“快結案了?”褚嫣反問,“已經确認兇手了?”
刑警笑了笑,“目前暫不方便透露。”
褚嫣沒空再兜圈子,“其實沒有所謂兇手,因為法醫最終鑒定結果是自殺,對不對?”
刑警愣了一下,鷹隼般銳利的眸光停在褚嫣臉上,不動聲色地微笑:
“褚小姐怎麼會有這種結論?”
“我知道他有精神障礙史,長期服藥治療。
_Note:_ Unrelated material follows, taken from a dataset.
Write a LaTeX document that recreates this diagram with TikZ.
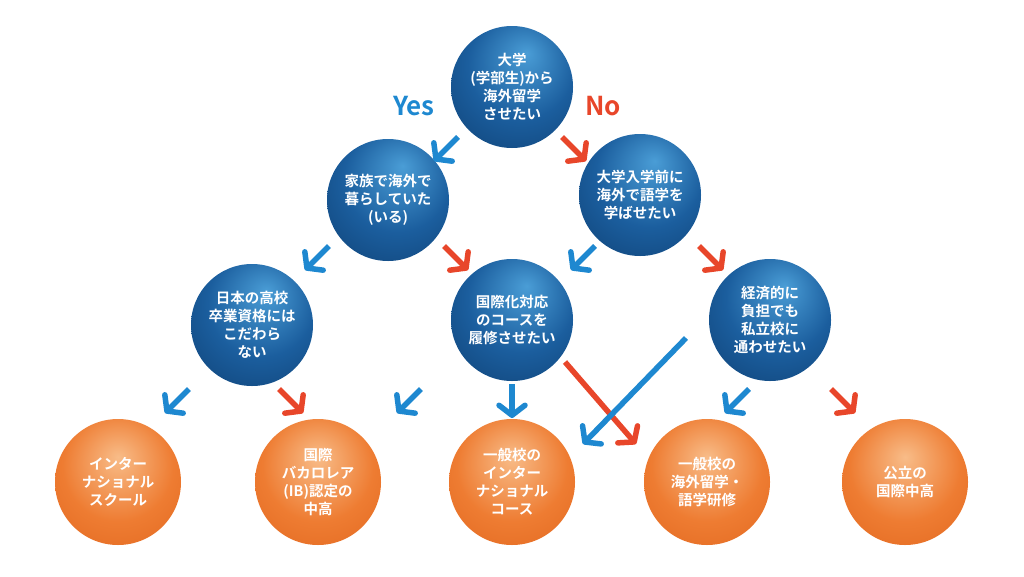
\documentclass[tikz,border=0pt]{standalone}
\usepackage{fontspec}
\setmainfont{Noto Sans CJK JP}[BoldFont={Noto Sans CJK JP Bold}]
\usetikzlibrary{arrows.meta}
\definecolor{bA}{HTML}{4A9DD6}
\definecolor{bB}{HTML}{1B5E9E}
\definecolor{bC}{HTML}{0B3868}
\definecolor{oA}{HTML}{F8BC88}
\definecolor{oB}{HTML}{EE7C32}
\definecolor{oC}{HTML}{DC5E16}
\definecolor{ablue}{HTML}{1E88D0}
\definecolor{ared}{HTML}{E8462A}
\pgfdeclareradialshading{bluesh}{\pgfpoint{6bp}{14bp}}{color(0bp)=(bA); color(22bp)=(bB); color(48bp)=(bC); color(60bp)=(bC)}
\pgfdeclareradialshading{orsh}{\pgfpoint{0bp}{10bp}}{color(0bp)=(oA); color(22bp)=(oB); color(48bp)=(oC); color(60bp)=(oC)}
\tikzset{
 q/.style={circle,minimum size=122pt,inner sep=0pt,text=white,font=\bfseries\fontsize{14.5}{18}\selectfont,align=center,shading=bluesh},
 a/.style={circle,minimum size=126pt,inner sep=0pt,text=white,font=\bfseries\fontsize{14.5}{18}\selectfont,align=center,shading=orsh},
 ar/.style={line width=5.5pt,-{Straight Barb[length=10pt,width=26pt,line width=5.5pt,round=false]},line join=miter},
 yb/.style={ar,draw=ablue},
 nr/.style={ar,draw=ared},
}
\begin{document}
\begin{tikzpicture}[x=1pt,y=-1pt]
\useasboundingbox (0,0) rectangle (1024,576);
\node[q] (t) at (512,87) {大学\\(学部生)から\\海外留学\\させたい};
\node[q] (l) at (388,200) {家族で海外で\\暮らしていた\\(いる)};
\node[q] (r) at (640,195) {大学入学前に\\海外で語学を\\学ばせたい};
\node[q] (ll) at (252,325) {日本の高校\\卒業資格には\\こだわら\\ない};
\node[q] (m) at (512,320) {国際化対応\\のコースを\\履修させたい};
\node[q] (rr) at (770,320) {経済的に\\負担でも\\私立校に\\通わせたい};
\node[a] (b1) at (118,482) {インター\\ナショナル\\スクール};
\node[a] (b2) at (318,482) {国際\\バカロレア\\(IB)認定の\\中高};
\node[a] (b3) at (512,482) {一般校の\\インター\\ナショナル\\コース};
\node[a] (b4) at (707,482) {一般校の\\海外留学・\\語学研修};
\node[a] (b5) at (905,482) {公立の\\国際中高};
\node[text=ablue,font=\bfseries\fontsize{26}{26}\selectfont] (yes) at (414,106) {Yes};
\node[text=ared,font=\bfseries\fontsize{26}{26}\selectfont] (no) at (603,106) {No};
\foreach \x/\y/\n in {447/148/1,318/257/2,584/257/3,178/400/4,410/400/5,738/400/6}{
 \coordinate (s\n) at (\x+11,\y-11); \coordinate (e\n) at (\x-13,\y+13);
 \draw[yb] (s\n) -- (e\n);}
\foreach \x/\y/\n in {573/148/1,455/257/2,710/257/3,290/400/4,842/400/5}{
 \coordinate (rs\n) at (\x-11,\y-11); \coordinate (re\n) at (\x+13,\y+13);
 \draw[nr] (rs\n) -- (re\n);}
\coordinate (ds) at (512,384); \coordinate (de) at (512,418);
\draw[yb] (ds) -- (de);
\coordinate (ls) at (565,362); \coordinate (le) at (636,444);
\draw[nr] (ls) -- (le);
\coordinate (bs) at (686,338); \coordinate (be) at (583,444);
\draw[yb] (bs) -- (be);
\end{tikzpicture}
\end{document}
”褚嫣一邊說,一邊手伸向茶杯,被熱茶的杯壁燙了一下,縮回手。
中年刑警瞳孔一緊,又立刻恢複自然,擡手示意一個年輕人,“拿瓶礦泉水給褚小姐。”
“不必了。”褚嫣面無表情,言簡意赅,“這些都是我從伍正的合夥人口中得知的,我不想牽扯進案件,也自知能力有限,隻想向警方提供有利的線索,協助案件偵查。”
刑警不說話。
褚嫣像是看破了一切,“你們遲遲不公布伍正的死因,是因為死者背後牽涉的利益網過多過密,你們查了這麼久,越查發現底下水越深,所以猶豫了,對嗎?”
刑警的氣場仍舊沉穩,多年的工作經驗讓他養成了一種攻守互補、無懈可擊的對話習慣,隻要他不想,沒人能從他身上挖掘任何有效信息。
但褚嫣仍舊自顧自,以一種很笃定的語氣陳述自己的揣測:
“咱們的國情裡,代代相傳出一種舍小保大的文化,有時候一條命就可以給一樁麻煩的公案畫一個句号,所以公職人員每年有那麼多的跳樓的。”
“伍正一死,多少參與官商勾結的背後勢力都舒了一口氣,你們卻糾結了,想要他命的人不少,究竟從誰查起呢?哪個都查不動,因為牽一發而動全身,所以你們找一些沒那麼相幹的嫌疑人,走一些不痛不癢的問訊流程,但始終不敢觸碰核心地帶。”
刑警突然笑了,“說完了?”
褚嫣稍稍一頓,抿唇,“說完了。”
“褚小姐果然名不虛傳,連我們都撬不動邵坤的嘴,你卻輕而易舉得到了這些信息。”
一個年輕刑警還是拿了一瓶礦泉水過來,褚嫣道謝接過,擰開瓶蓋,喝了一口,才自嘲輕笑:
“公安系統都是連着的,是我犯傻了,邵坤在看守所裡的一言一行,兩個獄警肯定會同步給你們刑警,看來是我多此一舉,跑這一趟。”